成年後見制度の基礎知識

自由が丘司法書士事務所では、お客様の意志に沿った最善な後見制度の活用をご案内いたします。まずは、成年後見の種類、手続きの方法や利用するための事前ポイントなど成年後見に関する基礎知識を御紹介します。

法定後見制度の手続き

成年後見制度で代理できる法律行為は、「財産に関する法律行為」であり財産管理と身上監護の2つがあります。 財産管理とは、現金や預貯金の管理、年金の受取り、公共料金の支払い、不動産の処分や賃貸契約といった、重要財産の管理・処分に関わる行為。相続の放棄・承認や遺産分割など、相続関連の財産処分に関する行為があります。 身上監護とは、日常生活や病院などでの療養看護に関わる法律行為で、日用品の買い物や、介護サービス等の契約、要介護認定の申請、福祉施設等への入所契約、病院への入院契約などがあります。

財産管理と身上監護

成年後見制度は、精神上の障害など(認知症、知的障害、精神障害等)によって、判断能力が不十分であるために、契約など法律行為の意思決定が困難な人の能力を補う制度です。 本人の権利を守る援助者(成年後見人等)を選ぶことによって、本人を法律的に支援していきます。この制度は、本人に代わって法律行為を行う事務であるため、身の回りの世話(身体介護など)は含まれません。

法定後見制度とは

法定後見制度・・・判断能力が不十分になってから

家庭裁判所に審判の申立てを行うことによって、選任された成年後見人等(成年後見人・保佐人・補助人)が援助を行います。本人の判断能力に応じて、「後見」「保佐」「補助」の3つの類型があります。

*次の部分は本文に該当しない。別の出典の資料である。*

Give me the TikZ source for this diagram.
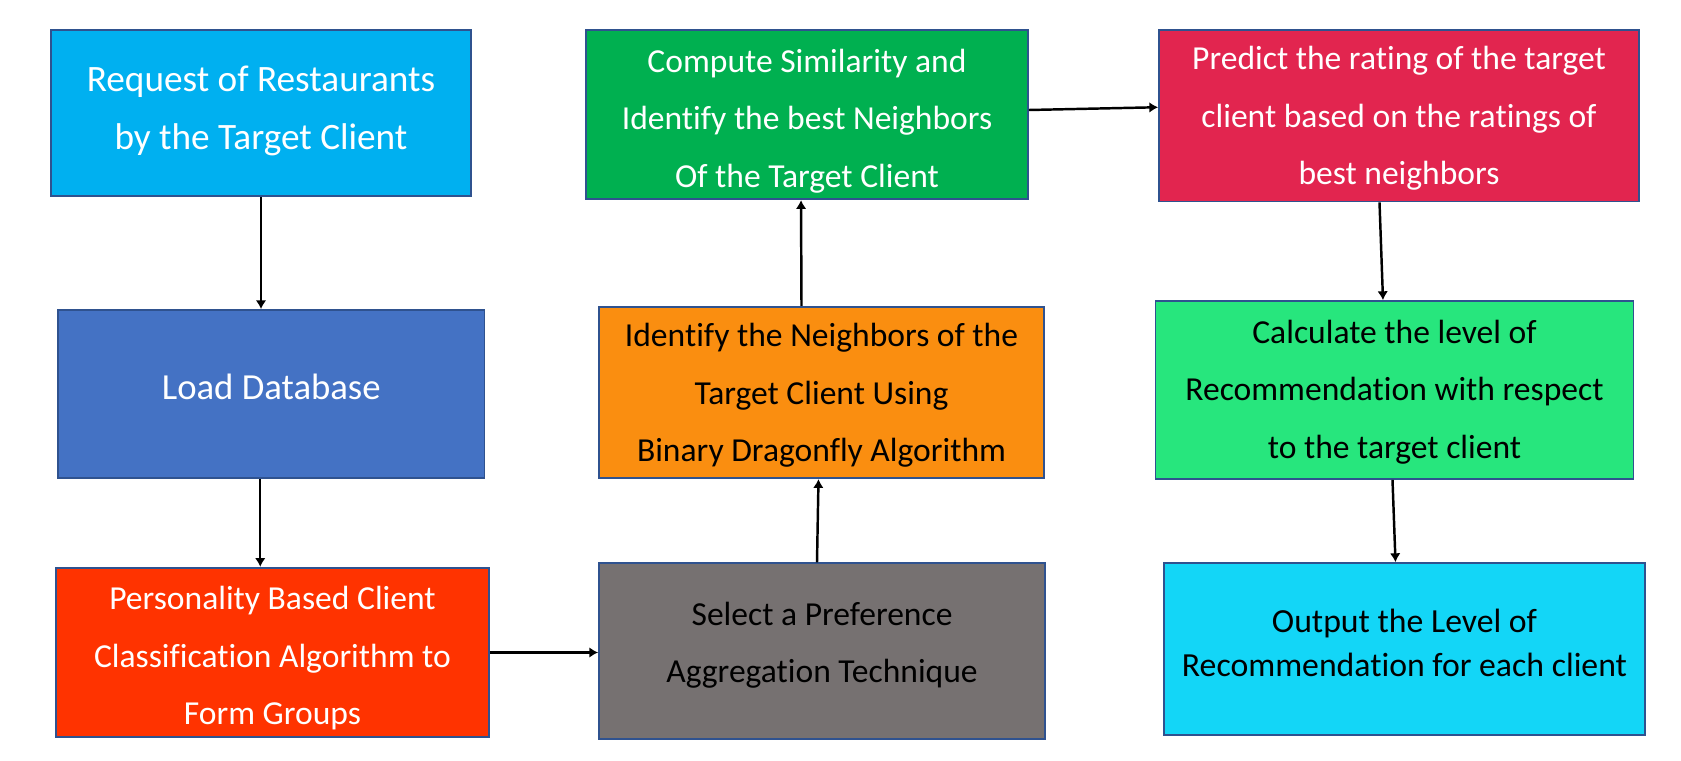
\documentclass[tikz,border=0pt]{standalone}
\usepackage{fontspec}
\setmainfont{Carlito}[Ligatures=NoCommon]
\usepackage{tikz}
\usetikzlibrary{arrows.meta,positioning}
\definecolor{boxedge}{HTML}{2F528F}
\definecolor{reqblue}{HTML}{00B0F0}
\definecolor{loadblue}{HTML}{4472C4}
\definecolor{persred}{HTML}{FF3300}
\definecolor{selgrey}{HTML}{767171}
\definecolor{identorange}{HTML}{FA8E10}
\definecolor{compgreen}{HTML}{00B050}
\definecolor{predred}{HTML}{E2254F}
\definecolor{calcgreen}{HTML}{27E67D}
\definecolor{outcyan}{HTML}{13D6F7}
\tikzset{flowbox/.style={draw=boxedge,line width=1pt,rectangle,inner sep=0,align=center,
        font=\fontsize{19.1}{32.7}\selectfont},
    bigtext/.style={font=\fontsize{#1}{32.5}\selectfont},
    whitetext/.style={text=white},
    flowarrow/.style={-{Latex[length=5pt,width=6pt]},line width=1.4pt}}

\begin{document}
\begin{tikzpicture}

\useasboundingbox (0,0) rectangle (33.62,-15.22);

\node (req) [flowbox,whitetext,bigtext=21.2,text depth=6pt,fill=reqblue,minimum width=8.4cm,minimum height=3.32cm] at (5.22,-2.26) {Request of Restaurants\\by the Target Client};
\node (load) [flowbox,whitetext,bigtext=20.9,text depth=8.6pt,fill=loadblue,minimum width=8.53cm,minimum height=3.36cm] at (5.425,-7.88) {Load Database};
\node (pers) [flowbox,whitetext,text depth=0pt,text height=82pt,fill=persred,minimum width=8.66cm,minimum height=3.39cm] at (5.45,-13.05) {Personality Based Client\\Classification Algorithm to\\Form Groups};

\node (sel) [flowbox,text depth=9.8pt,fill=selgrey,minimum width=8.92cm,minimum height=3.51cm] at (16.44,-13.02) {Select a Preference\\Aggregation Technique};
\node (ident) [flowbox,text depth=0pt,fill=identorange,minimum width=8.9cm,minimum height=3.43cm] at (16.43,-7.85) {Identify the Neighbors of the\\Target Client Using\\Binary Dragonfly Algorithm};
\node (comp) [flowbox,whitetext,text depth=0pt,text height=83pt,fill=compgreen,minimum width=8.84cm,minimum height=3.39cm] at (16.14,-2.29) {Compute Similarity and\\Identify the best Neighbors\\Of the Target Client};

\node (pred) [flowbox,whitetext,text depth=0pt,fill=predred,minimum width=9.6cm,minimum height=3.43cm] at (27.98,-2.315) {Predict the rating of the target\\client based on the ratings of\\best neighbors};
\node (calc) [flowbox,text depth=1pt,fill=calcgreen,minimum width=9.56cm,minimum height=3.56cm] at (27.89,-7.8) {Calculate the level of\\Recommendation with respect\\to the target client};
\node (out) [flowbox,text depth=6.8pt,fill=outcyan,minimum width=9.62cm,minimum height=3.44cm,font=\fontsize{19.2}{25.2}\selectfont] at (28.09,-12.98) {Output the Level of\\Recommendation for each client};

\draw [flowarrow] (req.south) -- (req.south |- load.north);
\draw [flowarrow] ([xshift=-0.22cm]load.south) -- ([xshift=-0.22cm]load.south |- pers.north);
\draw [flowarrow,line width=1.8pt] (pers.east) -- (pers.east -| sel.west);
\draw [flowarrow] ([xshift=-0.1cm]sel.north) -- ([xshift=-0.06cm]ident.south);
\draw [flowarrow] ([xshift=-0.4cm]ident.north) -- ([xshift=-0.12cm]comp.south);
\draw [flowarrow] ([yshift=0.09cm]comp.east) -- ([yshift=0.17cm]pred.west);
\draw [flowarrow] ([xshift=-0.39cm]pred.south) -- ([xshift=-0.23cm]calc.north);
\draw [flowarrow] ([xshift=-0.04cm]calc.south) -- ([xshift=-0.18cm]out.north);

\end{tikzpicture}
\end{document}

法定後見の3つの類型(判断能力の衰えかたに応じた区別)

  • 後見類型

    (ほとんど判断できない人には)

  • 『成年後見人』

    という支援者が選任される

  • 保佐類型

    (判断能力が著しく不十分な人には)

  • 『保佐人』

    という支援者が選任される

  • 補助類型

    (判断能力が不十分な人には)

  • 『補助人』

    という支援者が選任される

任意後見制度とは

任意後見制度・・・判断能力が不十分になる前に

将来、判断能力が不十分となった場合に備えて、自分自身で援助者(任意後見人)や、支援をして欲しいこと(代理行為)を、契約で決めておきます。

任意後見の3つの類型(契約の形態に応じた区別)

1即効型

契約締結後、直ちに任意後見監督人選任の審判

任意後見契約締結後、期間を置かずに任意後見監督人選任の審判を申し立てるため、契約締結時の本人の判断力が問題になる場合がある。

2将来型

契約締結後、判断能力が衰えてきた際に、任意後見監督人選任審判

任意後見契約締結後、本人の判断能力が減退した際に任意後見監督人選任の審判を申し立てる。契約締結から、発効までに期間があることが想定され、予定していた任意後見受任者との関係が悪化したり、疎遠になったり等の事由で、契約が発効できない事態が生じるという懸念がある。

(具体例)
契約後、将来ご本人が認知症など判断能力が不十分になった時に、ご本人に代わり、家庭裁判所への申立や財産管理、病院・施設の契約行為などを代理してご本人の生活を支援します。

3移行型

生前事務委任契約(見守り契約)+ 任意後見契約

契約締結後、本人の見守りを行ったり、契約に基づいて、本人の委任代理人としての業務を行う。本人の判断能力が減退した場合には、任意後見監督人選任の審判を申立てし、選任後から任意後見人としての業務を行う。

(具体例)
お元気なうちではあるが、ご本人が希望する行為について、ご本人に代わり、財産を管理したり、病院・施設の契約、各種支払行為などを代理してご本人の生活を支援します。